The WEIRDest People in the World: How the West Became Psychologically Peculiar and Particularly Prosperous

A Note on Christianity

A few people commented on the original article with comments to the effect of, ‘but the New Testament does say some stuff about divorce and plural marriage.’

Sure. Although I never said it didn’t! In the relevant paragraph, I was just giving an example to highlight that the Tanakh allows for all of these things (that sentence led with, ‘for instance’). But, for the record, the broad point of that paragraph still holds even using the New Testament as an example (although it’s more of a digression than I wanted to go into in the main text).

For example, the specific circumstances under which divorce was prohibited or allowed have historically been viewed as unclear — and there is long-running and robust debate about this, that actually continues to the present. With respect to the time period under consideration here, the Eastern Orthodox Church was much more lax than the West Church MFP about divorce — as the paragraph in question noted.

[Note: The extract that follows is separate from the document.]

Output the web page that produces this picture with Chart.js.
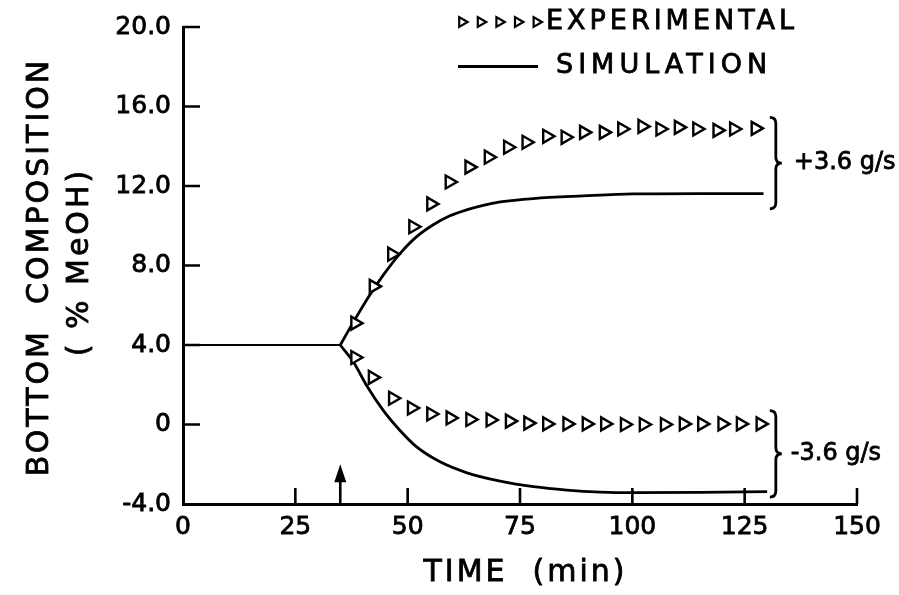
<!DOCTYPE html>
<html>
<head>
<meta charset="utf-8">
<title>Bottom composition response</title>
<script src="https://cdn.jsdelivr.net/npm/chart.js@4/dist/chart.umd.min.js"></script>
<style>
  html, body { margin: 0; padding: 0; background: #fff; }
  #wrap { width: 899px; height: 595px; }
</style>
</head>
<body>
<div id="wrap"><canvas id="chart" width="899" height="595"></canvas></div>
<script>
"use strict";

// axis ticks
const X_TICKS = [0, 25, 50, 75, 100, 125, 150];
const Y_TICKS = [-4, 0, 4, 8, 12, 16, 20];
const Y_TICK_LABELS = ["-4.0", "0", "4.0", "8.0", "12.0", "16.0", "20.0"];

// experimental, +3.6 g/s step
const EXP_UP_TIME  = [38.3, 42.4, 46.5, 51.2, 55.2, 59.3, 63.7, 68.0, 72.3, 76.4, 81.0,
                      85.1, 89.2, 93.6, 97.7, 102.2, 106.2, 110.3, 114.4, 118.9, 122.6, 127.4];
const EXP_UP_VALUE = [5.1, 6.95, 8.57, 9.95, 11.1, 12.2, 12.95, 13.45, 13.95, 14.2, 14.5,
                      14.45, 14.7, 14.7, 14.87, 15.0, 14.87, 14.95, 14.87, 14.8, 14.87, 14.9];

// experimental, -3.6 g/s step
const EXP_DOWN_TIME  = [38.3, 42.2, 46.7, 50.9, 55.2, 59.5, 63.9, 68.4, 72.7, 76.8, 81.0,
                        85.5, 89.8, 93.9, 98.3, 102.5, 107.2, 111.4, 115.5, 120.0, 124.1, 128.5];
const EXP_DOWN_VALUE = [3.37, 2.37, 1.32, 0.83, 0.53, 0.33, 0.25, 0.23, 0.17, 0.07, 0.03,
                        0.03, 0.03, 0.03, 0.0, 0.0, 0.0, 0.03, 0.03, 0.03, 0.03, 0.03];

// simulation: steady state before the step, then the two responses
const BASE_TIME  = [0, 35];
const BASE_VALUE = [4.0, 4.0];
const SIM_UP_TIME  = [35, 38.3, 41.6, 44.6, 48.3, 52.0, 55.7, 59.4, 63.1, 66.8, 70.6, 78.0, 89.1, 100.2, 115.1, 129.2];
const SIM_UP_VALUE = [4.0, 5.3, 6.53, 7.53, 8.6, 9.45, 10.05, 10.5, 10.8, 11.03, 11.2, 11.37, 11.5, 11.6, 11.62, 11.62];
const SIM_DOWN_TIME  = [35, 38.0, 40.9, 44.6, 48.3, 52.0, 57.2, 63.2, 70.6, 78.0, 85.4, 92.9, 100.3, 115.1, 130.0];
const SIM_DOWN_VALUE = [4.0, 3.12, 1.95, 0.7, -0.3, -1.13, -1.88, -2.43, -2.85, -3.13, -3.3, -3.4, -3.43, -3.42, -3.38];

// step time marker
const ARROW_TIME = 35;
const ARROW_TIP = -2.0;

// flow step braces: label, top and bottom of the brace in data units
const BRACES = [
  { label: "+3.6 g/s", time: 130.6, top: 15.45, bottom: 10.85, gap: 12 },
  { label: "-3.6 g/s", time: 130.6, top: 0.7, bottom: -3.65, gap: 9 },
];

const FONT = "'DejaVu Sans', sans-serif";
Chart.defaults.font.family = FONT;
Chart.defaults.color = "#000";

const pts = (xs, ys) => xs.map((x, i) => ({ x, y: ys[i] }));

function simLine(label, xs, ys, width) {
  return {
    label, data: pts(xs, ys), showLine: true,
    borderColor: "#000", borderWidth: width,
    pointRadius: 0, cubicInterpolationMode: "monotone",
  };
}

function expPoints(label, xs, ys) {
  return {
    label, data: pts(xs, ys), showLine: false,
    pointStyle: "triangle", pointRotation: 90, pointRadius: 7.5,
    pointBorderWidth: 2.4, pointBorderColor: "#000", pointBackgroundColor: "#fff",
  };
}

function triangle(ctx, x, y, r) {
  ctx.beginPath();
  ctx.moveTo(x + r, y);
  ctx.lineTo(x - r / 2, y - r * 0.866);
  ctx.lineTo(x - r / 2, y + r * 0.866);
  ctx.closePath();
  ctx.fill();
  ctx.stroke();
}

function brace(ctx, x, top, bottom, w) {
  const mid = (top + bottom) / 2, r = w / 2;
  ctx.beginPath();
  ctx.moveTo(x, top);
  ctx.quadraticCurveTo(x + r, top, x + r, top + r);
  ctx.lineTo(x + r, mid - r);
  ctx.quadraticCurveTo(x + r, mid, x + w, mid);
  ctx.quadraticCurveTo(x + r, mid, x + r, mid + r);
  ctx.lineTo(x + r, bottom - r);
  ctx.quadraticCurveTo(x + r, bottom, x, bottom);
  ctx.stroke();
}

// scanned lettering is heavier than DejaVu Book, so a thin stroke goes over the fill
function spacedText(ctx, text, x, y, size, spacing, align, rot) {
  ctx.save();
  ctx.translate(x, y);
  if (rot) ctx.rotate(rot);
  ctx.font = size + "px " + FONT;
  ctx.letterSpacing = spacing + "px";
  ctx.textAlign = align;
  ctx.textBaseline = "middle";
  ctx.fillStyle = "#000";
  ctx.strokeStyle = "#000";
  ctx.lineWidth = 0.8;
  const dx = align === "center" ? spacing / 2 : 0;
  ctx.fillText(text, dx, 0);
  ctx.strokeText(text, dx, 0);
  ctx.restore();
}

const decorations = {
  id: "decorations",
  afterDatasetsDraw(chart) {
    const { ctx, chartArea: area, scales: { x, y } } = chart;
    ctx.save();
    ctx.strokeStyle = "#000";
    ctx.fillStyle = "#000";
    ctx.lineCap = "butt";

    // inward tick marks
    ctx.lineWidth = 2.6;
    ctx.beginPath();
    y.ticks.forEach(t => {
      if (t.value <= y.min) return;
      const py = y.getPixelForValue(t.value);
      ctx.moveTo(area.left, py);
      ctx.lineTo(area.left + 17, py);
    });
    x.ticks.forEach(t => {
      if (t.value <= x.min) return;
      const px = x.getPixelForValue(t.value);
      ctx.moveTo(px, area.bottom);
      ctx.lineTo(px, area.bottom - 16);
    });
    ctx.stroke();

    // step arrow
    const ax = x.getPixelForValue(ARROW_TIME);
    const tip = y.getPixelForValue(ARROW_TIP);
    ctx.lineWidth = 2.6;
    ctx.beginPath();
    ctx.moveTo(ax, area.bottom);
    ctx.lineTo(ax, tip + 12);
    ctx.stroke();
    ctx.beginPath();
    ctx.moveTo(ax, tip);
    ctx.lineTo(ax - 6, tip + 18);
    ctx.lineTo(ax + 6, tip + 18);
    ctx.closePath();
    ctx.fill();

    // braces and their labels
    BRACES.forEach(b => {
      const bx = x.getPixelForValue(b.time);
      const top = y.getPixelForValue(b.top);
      const bottom = y.getPixelForValue(b.bottom);
      ctx.lineWidth = 2.8;
      brace(ctx, bx, top, bottom, 12);
      spacedText(ctx, b.label, bx + 12 + b.gap, (top + bottom) / 2, 24, 0, "left");
    });

    // legend
    ctx.lineWidth = 2.2;
    ctx.fillStyle = "#fff";
    for (let i = 0; i < 5; i++) triangle(ctx, 462 + i * 18.6, 22, 5.6);
    ctx.lineWidth = 2.8;
    ctx.beginPath();
    ctx.moveTo(458, 66.5);
    ctx.lineTo(538, 66.5);
    ctx.stroke();
    spacedText(ctx, "EXPERIMENTAL", 546, 22, 27, 4, "left");
    spacedText(ctx, "SIMULATION", 556, 66, 27, 5, "left");

    // axis titles
    const cy = (area.top + area.bottom) / 2;
    spacedText(ctx, "BOTTOM  COMPOSITION", 40, cy + 3, 30, 3, "center", -Math.PI / 2);
    spacedText(ctx, "( % MeOH)", 80, cy - 2, 30, 3, "center", -Math.PI / 2);
    spacedText(ctx, "TIME  (min)", 524, 573, 30, 3, "center");

    ctx.restore();
  },
};

new Chart(document.getElementById("chart"), {
  type: "scatter",
  data: {
    datasets: [
      expPoints("Experimental +3.6 g/s", EXP_UP_TIME, EXP_UP_VALUE),
      expPoints("Experimental -3.6 g/s", EXP_DOWN_TIME, EXP_DOWN_VALUE),
      simLine("Simulation", BASE_TIME, BASE_VALUE, 2),
      simLine("Simulation +3.6 g/s", SIM_UP_TIME, SIM_UP_VALUE, 2.8),
      simLine("Simulation -3.6 g/s", SIM_DOWN_TIME, SIM_DOWN_VALUE, 2.8),
    ],
  },
  options: {
    responsive: false,
    animation: false,
    devicePixelRatio: 1,
    layout: { padding: { left: 0, top: 24, right: 42, bottom: 0 } },
    plugins: { legend: { display: false }, tooltip: { enabled: false } },
    scales: {
      x: {
        type: "linear", min: 0, max: 150,
        afterBuildTicks: s => { s.ticks = X_TICKS.map(v => ({ value: v })); },
        afterFit: s => { s.height = 91; },
        ticks: {
          font: { size: 25 }, padding: 8, maxRotation: 0, autoSkip: false,
          textStrokeColor: "#000", textStrokeWidth: 0.8, callback: v => String(v),
        },
        grid: { drawOnChartArea: false, drawTicks: false },
        border: { color: "#000", width: 3 },
      },
      y: {
        type: "linear", min: -4, max: 20,
        afterBuildTicks: s => { s.ticks = Y_TICKS.map(v => ({ value: v })); },
        afterFit: s => { s.width = 183; },
        ticks: {
          font: { size: 25 }, padding: 12, autoSkip: false,
          textStrokeColor: "#000", textStrokeWidth: 0.8, callback: (v, i) => Y_TICK_LABELS[i],
        },
        grid: { drawOnChartArea: false, drawTicks: false },
        border: { color: "#000", width: 3 },
      },
    },
  },
  plugins: [decorations],
});
</script>
</body>
</html>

Ditto with plural marriage (and concubinage). Many strains of Christianity to this day continue to practice it, and the verses that are held to prohibit it are disputed in some circles, and have been disputed historically. Indeed, outside the domain of the West Church, even in historical Christian populations, plural marriage continued to be practiced until the West Church norms took over. And the practice was still more common among those Western Europeans who had not yet been converted to Christianity. As the piece notes, before the imposition of the West Church MFP, plural marriage and concubinage were fairly common in Western Europe.

Finally, the West Church MFP’s eventual taboos on cousin marriage (all the way to 3rd cousins), arranged marriages, adoption — not to mention the unique rules on ‘legitimate’ children — almost all of this was extra-Biblical. As a consequence, where the West MFP was not dominant, neither were these norms.

Henrich argues that significant differences emerged between these populations as a result of these divergent norms around sex, marriage and families — even within Christendom — as the piece describes. The places where the West Church MFP prevailed had very different norms, even than other Christian populations. Many of these norms had a tenuous connection to the scriptures, or were disputed at the time among other Christian populations, but proved highly consequential nonetheless.